HACKER TERRITORY. HACKER TERRITORY. (You were warned.)

3.13.1. Replacing the program for one or more phases.

You may specify that a different program be used for one of the phases of the compilation system, in place of whatever the driver ghc has wired into it. For example, you might want to try a different assembler. The -pgm<phase-code><program-name> option to ghc will cause it to use <program-name> for phase <phase-code>, where the codes to indicate the phases are:

code phase
L literate pre-processor
P C pre-processor (if -cpp only)
C Haskell compiler
c C compiler
a assembler
l linker
dep Makefile dependency generator

3.13.2. Forcing options to a particular phase.

The preceding sections describe driver options that are mostly applicable to one particular phase. You may also force a specific option <option> to be passed to a particular phase <phase-code> by feeding the driver the option -opt<phase-code><option>. The codes to indicate the phases are the same as in the previous section.

So, for example, to force an -Ewurble option to the assembler, you would tell the driver -opta-Ewurble (the dash before the E is required).

Besides getting options to the Haskell compiler with -optC<blah>, you can get options through to its runtime system with -optCrts<blah>.

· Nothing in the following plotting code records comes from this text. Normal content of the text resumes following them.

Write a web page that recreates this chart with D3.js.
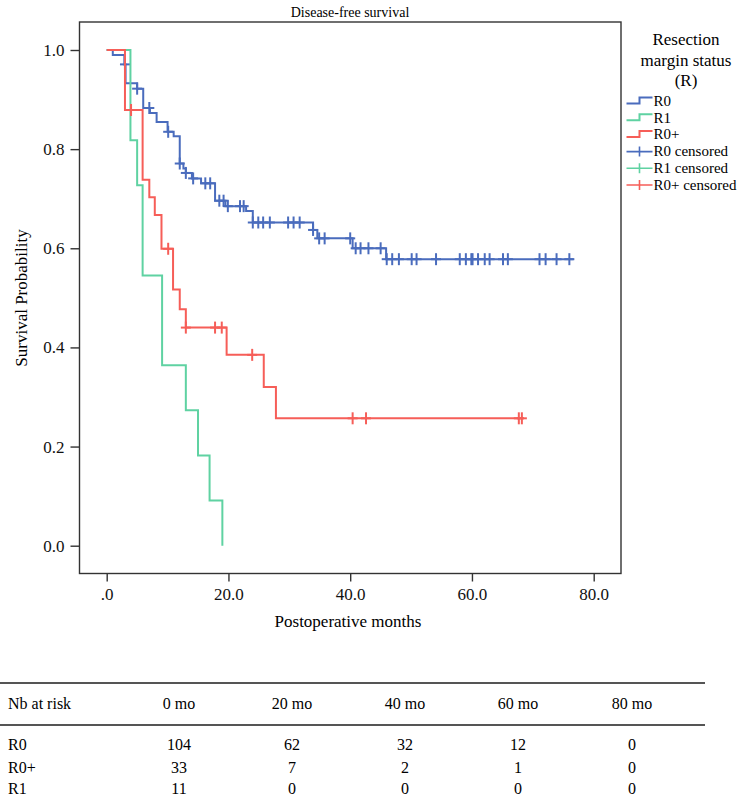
<!DOCTYPE html>
<html>
<head>
<meta charset="utf-8">
<script src="https://cdn.jsdelivr.net/npm/d3@7"></script>
<style>
  body { margin: 0; background: #fff; }
  svg { display: block; font-family: "Liberation Serif", "Times New Roman", serif; }
</style>
</head>
<body>
<svg id="chart" width="751" height="798"></svg>
<script>
// step curves: time of each drop and survival after it
const r0Times = [1.0, 2.9, 3.1, 5.0, 6.0, 7.1, 8.2, 10.0, 11.0, 12.0, 12.6, 13.0, 14.0, 15.5, 17.8, 19.5, 22.9, 24.0, 33.9, 34.6, 40.4, 45.9];
const r0Surv  = [0.990, 0.971, 0.933, 0.922, 0.883, 0.873, 0.855, 0.835, 0.826, 0.771, 0.761, 0.752, 0.741, 0.731, 0.696, 0.685, 0.675, 0.652, 0.637, 0.620, 0.600, 0.578];
const r0Censor = [3.0, 5.0, 7.0, 10.1, 12.0, 13.0, 14.2, 16.2, 17.0, 18.5, 19.2, 19.9, 21.9, 22.5, 24.0, 24.9, 25.7, 26.8, 29.8, 30.7, 31.7, 33.9, 34.9, 35.8, 40.0, 40.9, 41.7, 43.0, 45.0, 46.0, 46.9, 48.0, 50.1, 50.9, 54.1, 58.0, 59.0, 59.9, 60.1, 61.0, 62.1, 62.9, 65.1, 65.9, 71.1, 72.1, 73.9, 76.0];
const r0End = 76.7;

const r1Times = [3.9, 5.0, 5.9, 9.1, 13.0, 15.0, 16.9, 19.0];
const r1Surv  = [0.818, 0.727, 0.545, 0.364, 0.273, 0.182, 0.091, 0.0];
const r1Censor = [];
const r1End = 19.0;

const r0pTimes = [3.0, 5.9, 7.0, 7.9, 9.0, 10.9, 12.0, 13.0, 19.7, 25.8, 27.8];
const r0pSurv  = [0.879, 0.738, 0.703, 0.667, 0.599, 0.517, 0.477, 0.440, 0.385, 0.320, 0.257];
const r0pCensor = [4.0, 10.1, 13.0, 17.8, 18.9, 23.9, 40.4, 42.6, 67.7, 68.2];
const r0pEnd = 68.5;

const xTicks = [0, 20, 40, 60, 80];
const xTickLabels = [".0", "20.0", "40.0", "60.0", "80.0"];
const yTicks = [0, 0.2, 0.4, 0.6, 0.8, 1.0];

const legendTitle = ["Resection", "margin status", "(R)"];
const legendItems = ["R0", "R1", "R0+", "R0 censored", "R1 censored", "R0+ censored"];

const tableHeader = ["Nb at risk", "0 mo", "20 mo", "40 mo", "60 mo", "80 mo"];
const tableGroups = ["R0", "R0+", "R1"];
const atRiskR0  = [104, 62, 32, 12, 0];
const atRiskR0p = [33, 7, 2, 1, 0];
const atRiskR1  = [11, 0, 0, 0, 0];

const colBlue = "#4a6cbd", colGreen = "#5fd2a2", colRed = "#f65e58";

const svg = d3.select("#chart");
const frame = {left: 79.5, right: 621, top: 22, bottom: 573.5};

const x = d3.scaleLinear().domain([0, 80]).range([106.7, 593.7]);
const y = d3.scaleLinear().domain([0, 1]).range([545.7, 50]);

// title
svg.append("text").attr("x", 350).attr("y", 17).attr("text-anchor", "middle")
  .style("font-size", "14px").text("Disease-free survival");

// frame
svg.append("rect").attr("x", frame.left).attr("y", frame.top)
  .attr("width", frame.right - frame.left).attr("height", frame.bottom - frame.top)
  .attr("fill", "none").attr("stroke", "#333").attr("stroke-width", 1.4);

// axes
const xAxis = d3.axisBottom(x).tickValues(xTicks).tickSize(8).tickPadding(6)
  .tickFormat((d, i) => xTickLabels[i]);
const gx = svg.append("g").attr("transform", `translate(0,${frame.bottom})`).call(xAxis);
gx.select(".domain").remove();

const yAxis = d3.axisLeft(y).tickValues(yTicks).tickSize(9).tickPadding(6)
  .tickFormat(d3.format(".1f"));
const gy = svg.append("g").attr("transform", `translate(${frame.left},0)`).call(yAxis);
gy.select(".domain").remove();

svg.selectAll(".tick line").attr("stroke", "#333").attr("stroke-width", 1.4);
svg.selectAll(".tick text").attr("fill", "#111")
  .style("font-family", "Liberation Serif, serif").style("font-size", "17px");

svg.append("text").attr("x", 348).attr("y", 627).attr("text-anchor", "middle")
  .style("font-size", "17px").text("Postoperative months");
svg.append("text").attr("transform", "translate(27,298) rotate(-90)").attr("text-anchor", "middle")
  .style("font-size", "17px").text("Survival Probability");

// curves
function survAt(times, surv, t) {
  let s = 1;
  for (let i = 0; i < times.length; i++) if (t >= times[i]) s = surv[i];
  return s;
}

const line = d3.line().x(d => x(d[0])).y(d => y(d[1])).curve(d3.curveStepAfter);

function drawGroup(times, surv, censor, end, color) {
  const pts = [[0, 1]];
  times.forEach((t, i) => pts.push([t, surv[i]]));
  const last = surv[surv.length - 1];
  if (end > times[times.length - 1]) pts.push([end, last]);
  svg.append("path").datum(pts).attr("d", line)
    .attr("fill", "none").attr("stroke", color).attr("stroke-width", 2);
  const g = svg.append("g").attr("stroke", color).attr("stroke-width", 2);
  censor.forEach(t => {
    const cx = x(t), cy = y(survAt(times, surv, t));
    g.append("line").attr("x1", cx).attr("x2", cx).attr("y1", cy - 6).attr("y2", cy + 6);
    g.append("line").attr("x1", cx - 5).attr("x2", cx + 5).attr("y1", cy).attr("y2", cy);
  });
}

drawGroup(r0Times, r0Surv, r0Censor, r0End, colBlue);
drawGroup(r1Times, r1Surv, r1Censor, r1End, colGreen);
drawGroup(r0pTimes, r0pSurv, r0pCensor, r0pEnd, colRed);

// legend
legendTitle.forEach((t, i) => {
  svg.append("text").attr("x", 686).attr("y", 45 + i * 20.5).attr("text-anchor", "middle")
    .style("font-size", "17px").text(t);
});
const legColors = [colBlue, colGreen, colRed, colBlue, colGreen, colRed];
legendItems.forEach((t, i) => {
  const cy = 100.5 + i * 16.7;
  const g = svg.append("g");
  if (i < 3) {
    g.append("path").attr("d", `M626.5,${cy + 3}H639.5V${cy - 3}H652.5`)
      .attr("fill", "none").attr("stroke", legColors[i]).attr("stroke-width", 2);
  } else {
    g.append("path").attr("d", `M626.5,${cy + 1}H652.5M639.5,${cy - 4}V${cy + 6}`)
      .attr("fill", "none").attr("stroke", legColors[i]).attr("stroke-width", 1.6);
  }
  g.append("text").attr("x", 653.5).attr("y", cy + 5.5).style("font-size", "15px").text(t);
});

// number at risk table
const colX = [8, 179, 292, 405, 518, 632];
const rowY = [704, 745, 768, 789];
svg.append("line").attr("x1", 0).attr("x2", 705).attr("y1", 683).attr("y2", 683)
  .attr("stroke", "#555").attr("stroke-width", 2);
svg.append("line").attr("x1", 0).attr("x2", 705).attr("y1", 725).attr("y2", 725)
  .attr("stroke", "#555").attr("stroke-width", 2);

tableHeader.forEach((t, i) => {
  svg.append("text").attr("x", colX[i]).attr("y", rowY[0] + 5)
    .attr("text-anchor", i === 0 ? "start" : "middle").style("font-size", "16px").text(t);
});
[atRiskR0, atRiskR0p, atRiskR1].forEach((row, r) => {
  svg.append("text").attr("x", colX[0]).attr("y", rowY[r + 1] + 5).style("font-size", "16px").text(tableGroups[r]);
  row.forEach((v, i) => {
    svg.append("text").attr("x", colX[i + 1]).attr("y", rowY[r + 1] + 5)
      .attr("text-anchor", "middle").style("font-size", "16px").text(v);
  });
});
</script>
</body>
</html>
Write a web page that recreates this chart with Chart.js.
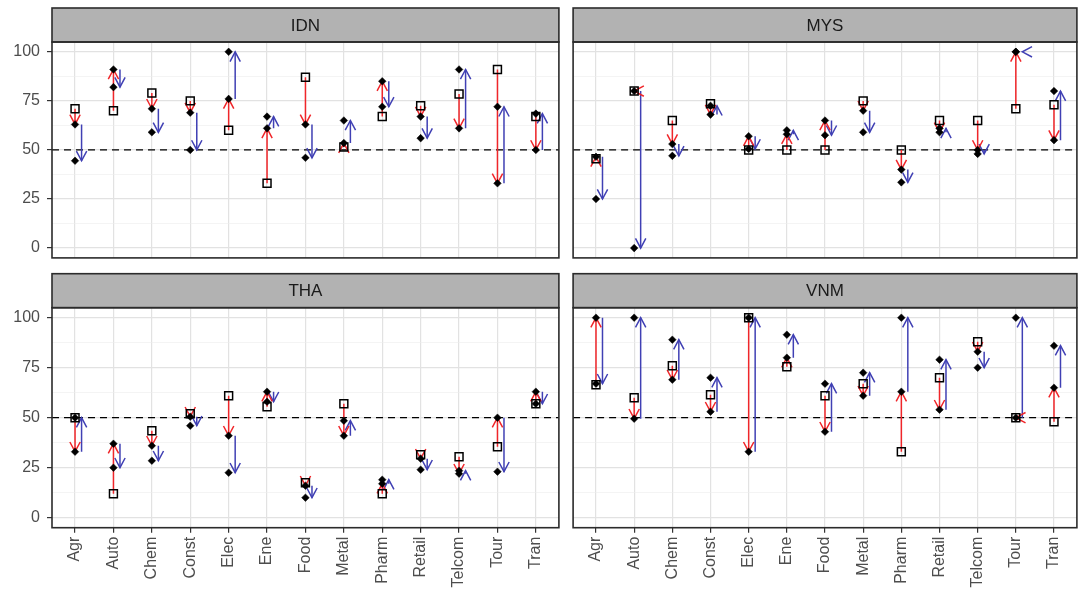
<!DOCTYPE html>
<html>
<head>
<meta charset="utf-8">
<script src="https://cdn.jsdelivr.net/npm/chart.js@4.4.1/dist/chart.umd.min.js"></script>
<style>
  html, body { margin: 0; padding: 0; background: #ffffff; }
  #figure { position: relative; width: 1084px; height: 597px; overflow: hidden; background: #ffffff; }
  #figure canvas { position: absolute; }
</style>
</head>
<body>
<div id="figure">
  <canvas id="pIDN" width="566" height="265" style="left:0;top:0"></canvas>
  <canvas id="pMYS" width="518" height="265" style="left:566px;top:0"></canvas>
  <canvas id="pTHA" width="566" height="332" style="left:0;top:265px"></canvas>
  <canvas id="pVNM" width="518" height="332" style="left:566px;top:265px"></canvas>
</div>
<script>
// Sectors on the x axis
const categories = ['Agr', 'Auto', 'Chem', 'Const', 'Elec', 'Ene', 'Food', 'Metal', 'Pharm', 'Retail', 'Telcom', 'Tour', 'Tran'];

// Labelled y ticks; minor grid lines fall half way between them
const yTickValues = [0, 25, 50, 75, 100];
const referenceLevel = 50;

// Per country: starting score (square), intermediate score (red arrow end),
// final score (blue arrow end)
const idnStart = [71, 70, 79, 75, 60, 33, 87, 51.5, 67, 72.5, 78.5, 91, 67];
const idnMid   = [63, 91, 71, 69, 76, 61, 63, 53.5, 85, 67, 61, 33, 50];
const idnEnd   = [44.5, 82, 59, 50, 100, 67, 46, 65, 72, 56, 91, 72, 68.5];

const mysStart = [45.5, 80, 65, 73.5, 50, 50, 50, 75, 50, 65, 65, 71, 73];
const mysMid   = [46.5, 80, 53, 68, 57, 58, 65, 70, 40, 59, 50, 100, 55];
const mysEnd   = [25, 0, 47, 72.5, 50.5, 60, 57.5, 59, 33.5, 61, 48, 100, 80];

const thaStart = [50, 12, 43.5, 52, 61, 55.5, 17.5, 57, 12, 31.5, 30.5, 35.5, 57];
const thaMid   = [33, 37, 36, 50.5, 41, 63, 16, 41, 17, 29.5, 22, 50, 63];
const thaEnd   = [50, 25, 28.5, 46, 22.5, 58, 10, 48.5, 19, 24, 23.5, 23, 57];

const vnmStart = [66.5, 60, 76, 61.5, 100, 75.5, 61, 67, 33, 70, 88, 50, 48];
const vnmMid   = [100, 49.5, 69, 53, 33, 80, 43, 61, 63, 54, 83, 50, 65];
const vnmEnd   = [67, 100, 89, 70, 100, 91.5, 67, 72.5, 100, 79, 75, 100, 86];

const RED = '#F0262A';
const BLUE = '#4040B4';
const BLUE_SHIFT = 0.17;      // blue arrows sit just right of the sector
const FONT = "'Liberation Sans', Arial, Helvetica, sans-serif";

Chart.defaults.font.family = FONT;
Chart.defaults.animation = false;

const minorTicks = yTickValues.slice(1).map((v, i) => (v + yTickValues[i]) / 2);
const yGridValues = yTickValues.concat(minorTicks).sort((a, b) => a - b);
const isMajor = v => yTickValues.includes(v);

// Vertical segments from one series to another, separated by gaps
function segments(from, to, shift) {
  const out = [];
  from.forEach((v, i) => {
    out.push({ x: i + shift, y: v }, { x: i + shift, y: to[i] }, { x: i + shift, y: null });
  });
  return out;
}

// Axis boxes keep exactly the size given, without extra label overhang
function fixSize(scale, w, h) {
  if (w !== null) scale.width = w;
  if (h !== null) scale.height = h;
  scale.paddingTop = 0;
  scale.paddingBottom = 0;
  scale.paddingLeft = 0;
  scale.paddingRight = 0;
}

// Grey strip with the country code, and the dark panel frame
const panelFrame = {
  id: 'panelFrame',
  afterDraw(chart, args, opts) {
    const { ctx, chartArea: a } = chart;
    const h = opts.stripHeight;
    ctx.save();
    ctx.fillStyle = '#B2B2B2';
    ctx.fillRect(a.left, a.top - h, a.right - a.left, h);
    ctx.strokeStyle = '#2B2B2B';
    ctx.lineWidth = 1.6;
    ctx.strokeRect(a.left, a.top - h, a.right - a.left, h);
    ctx.strokeRect(a.left, a.top, a.right - a.left, a.bottom - a.top);
    ctx.fillStyle = '#1A1A1A';
    ctx.font = '17px ' + FONT;
    ctx.textAlign = 'center';
    ctx.textBaseline = 'middle';
    ctx.fillText(opts.title, (a.left + a.right) / 2, a.top - h / 2 + 1);
    ctx.restore();
  }
};

// Open arrow heads at the end of every shaft segment
const arrowHeads = {
  id: 'arrowHeads',
  afterDatasetDraw(chart, args) {
    const ds = chart.data.datasets[args.index];
    if (!ds.arrow) return;
    const { ctx, chartArea: a } = chart;
    const xs = chart.scales.x, ys = chart.scales.y;
    const L = 11, ang = 28 * Math.PI / 180;
    ctx.save();
    ctx.beginPath();
    ctx.rect(a.left, a.top, a.right - a.left, a.bottom - a.top);
    ctx.clip();
    ctx.strokeStyle = ds.borderColor;
    ctx.lineWidth = ds.borderWidth;
    ctx.lineJoin = 'miter';
    for (let k = 0; k + 1 < ds.data.length; k += 3) {
      const p0 = ds.data[k], p1 = ds.data[k + 1];
      const x0 = xs.getPixelForValue(p0.x), y0 = ys.getPixelForValue(p0.y);
      const x1 = xs.getPixelForValue(p1.x), y1 = ys.getPixelForValue(p1.y);
      let dx = x1 - x0, dy = y1 - y0;
      const len = Math.hypot(dx, dy);
      if (len < 0.5) { dx = -1; dy = 0; } else { dx /= len; dy /= len; }
      const bx = -dx, by = -dy;
      const c = Math.cos(ang), s = Math.sin(ang);
      const ax1 = x1 + L * (bx * c - by * s), ay1 = y1 + L * (bx * s + by * c);
      const ax2 = x1 + L * (bx * c + by * s), ay2 = y1 + L * (-bx * s + by * c);
      ctx.beginPath();
      ctx.moveTo(ax1, ay1);
      ctx.lineTo(x1, y1);
      ctx.lineTo(ax2, ay2);
      ctx.stroke();
    }
    ctx.restore();
  }
};

function makePanel(id, title, start, mid, end, showX, showY, layout) {
  const pointData = [];
  mid.forEach((v, i) => pointData.push({ x: i, y: v }, { x: i, y: end[i] }));
  return new Chart(document.getElementById(id), {
    type: 'scatter',
    data: {
      datasets: [
        {
          label: 'scores',
          data: pointData,
          pointStyle: 'rectRot',
          pointRadius: 3.8,
          backgroundColor: '#000000',
          borderColor: '#000000',
          borderWidth: 0.5
        },
        {
          label: 'start',
          data: start.map((v, i) => ({ x: i, y: v })),
          pointStyle: 'rect',
          pointRadius: 5.6,
          backgroundColor: 'rgba(0,0,0,0)',
          borderColor: '#000000',
          borderWidth: 1.5
        },
        {
          label: 'first change',
          data: segments(start, mid, 0),
          showLine: true,
          spanGaps: false,
          arrow: true,
          borderColor: RED,
          borderWidth: 1.5,
          pointRadius: 0
        },
        {
          label: 'second change',
          data: segments(mid, end, BLUE_SHIFT),
          showLine: true,
          spanGaps: false,
          arrow: true,
          borderColor: BLUE,
          borderWidth: 1.5,
          pointRadius: 0
        },
        {
          label: 'reference',
          data: [{ x: -0.6, y: referenceLevel }, { x: categories.length - 0.4, y: referenceLevel }],
          showLine: true,
          borderColor: '#000000',
          borderWidth: 1.3,
          borderDash: [7, 5],
          pointRadius: 0
        }
      ]
    },
    options: {
      responsive: false,
      events: [],
      layout: { padding: layout },
      plugins: {
        legend: { display: false },
        tooltip: { enabled: false },
        panelFrame: { title: title, stripHeight: 34 }
      },
      scales: {
        x: {
          type: 'linear',
          min: -0.6,
          max: categories.length - 0.4,
          afterBuildTicks: s => { s.ticks = categories.map((c, i) => ({ value: i })); },
          afterFit: s => fixSize(s, null, showX ? 69.3 : 0),
          border: { display: false },
          grid: {
            color: '#E2E2E2',
            lineWidth: 1.2,
            drawTicks: showX,
            tickLength: 5,
            tickColor: '#333333',
            tickWidth: 1.2
          },
          ticks: {
            display: showX,
            autoSkip: false,
            minRotation: 90,
            maxRotation: 90,
            padding: 4,
            color: '#4D4D4D',
            font: { size: 16, family: FONT },
            callback: v => categories[v] !== undefined ? categories[v] : ''
          }
        },
        y: {
          min: -5,
          max: 105,
          afterBuildTicks: s => { s.ticks = yGridValues.map(v => ({ value: v })); },
          afterFit: s => fixSize(s, showY ? 52 : 0, null),
          border: { display: false },
          grid: {
            color: ctx => isMajor(ctx.tick.value) ? '#E2E2E2' : '#EDEDED',
            lineWidth: ctx => isMajor(ctx.tick.value) ? 1.2 : 0.6,
            drawTicks: showY,
            tickLength: 5,
            tickColor: ctx => isMajor(ctx.tick.value) ? '#333333' : 'rgba(0,0,0,0)',
            tickWidth: 1.2
          },
          ticks: {
            display: showY,
            padding: 7,
            color: '#4D4D4D',
            font: { size: 16, family: FONT },
            callback: v => isMajor(v) ? String(v) : ''
          }
        }
      }
    },
    plugins: [panelFrame, arrowHeads]
  });
}

makePanel('pIDN', 'IDN', idnStart, idnMid, idnEnd, false, true,  { left: 0, top: 42, right: 3, bottom: 3 });
makePanel('pMYS', 'MYS', mysStart, mysMid, mysEnd, false, false, { left: 7, top: 42, right: 1.3, bottom: 3 });
makePanel('pTHA', 'THA', thaStart, thaMid, thaEnd, true,  true,  { left: 0, top: 42.7, right: 3, bottom: 0 });
makePanel('pVNM', 'VNM', vnmStart, vnmMid, vnmEnd, true,  false, { left: 7, top: 42.7, right: 1.3, bottom: 0 });
</script>
</body>
</html>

So, for example: when I want to use my normal driver but with my profiled compiler binary, I use this script:
#! /bin/sh
exec /local/grasp_tmp3/simonpj/ghc-BUILDS/working-alpha/ghc/driver/ghc \
     -pgmC/local/grasp_tmp3/simonpj/ghc-BUILDS/working-hsc-prof/hsc \
     -optCrts-i0.5 \
     -optCrts-PT \
     "$@"

3.13.3. Dumping out compiler intermediate structures

-noC:

Don't bother generating C output or an interface file. Usually used in conjunction with one or more of the -ddump-* options; for example: ghc -noC -ddump-simpl Foo.hs

-hi:

Do generate an interface file. This would normally be used in conjunction with -noC, which turns off interface generation; thus: -noC -hi.

-dshow-passes:

Prints a message to stderr as each pass starts. Gives a warm but undoubtedly misleading feeling that GHC is telling you what's happening.

-ddump-<pass>:

Make a debugging dump after pass <pass> (may be common enough to need a short form…). You can get all of these at once (lots of output) by using -ddump-all, or most of them with -ddump-most. Some of the most useful ones are:

-ddump-parsed:

parser output

-ddump-rn:

renamer output

-ddump-tc:

typechecker output

-ddump-types:

Dump a type signature for each value defined at the top level of the module. The list is sorted alphabetically. Using -dppr-debug dumps a type signature for all the imported and system-defined things as well; useful for debugging the compiler.

-ddump-deriv:

derived instances

-ddump-ds:

desugarer output

-ddump-spec:

output of specialisation pass

-ddump-rules:

dumps all rewrite rules (including those generated by the specialisation pass)

-ddump-simpl:

simplifer output (Core-to-Core passes)

-ddump-usagesp:

UsageSP inference pre-inf and output

-ddump-cpranal:

CPR analyser output

-ddump-stranal:

strictness analyser output

-ddump-workwrap:

worker/wrapper split output

-ddump-occur-anal:

`occurrence analysis' output

-ddump-stg:

output of STG-to-STG passes

-ddump-absC:

unflattened Abstract C

-ddump-flatC:

flattened Abstract C

-ddump-realC:

same as what goes to the C compiler

-ddump-asm:

assembly language from the native-code generator

-dverbose-simpl and -dverbose-stg:

Show the output of the intermediate Core-to-Core and STG-to-STG passes, respectively. (Lots of output!) So: when we're really desperate:
% ghc -noC -O -ddump-simpl -dverbose-simpl -dcore-lint Foo.hs

-ddump-simpl-iterations:

Show the output of each iteration of the simplifier (each run of the simplifier has a maximum number of iterations, normally 4). Used when even -dverbose-simpl doesn't cut it.

-dppr-{user,debug}:

Debugging output is in one of several “styles.” Take the printing of types, for example. In the “user” style, the compiler's internal ideas about types are presented in Haskell source-level syntax, insofar as possible. In the “debug” style (which is the default for debugging output), the types are printed in with explicit foralls, and variables have their unique-id attached (so you can check for things that look the same but aren't).

-ddump-simpl-stats:

Dump statistics about how many of each kind of transformation too place. If you add -dppr-debug you get more detailed information.

-ddump-raw-asm:

Dump out the assembly-language stuff, before the “mangler” gets it.

-ddump-rn-trace:

Make the renamer be *real* chatty about what it is upto.

-dshow-rn-stats:

Print out summary of what kind of information the renamer had to bring in.

-dshow-unused-imports:

Have the renamer report what imports does not contribute.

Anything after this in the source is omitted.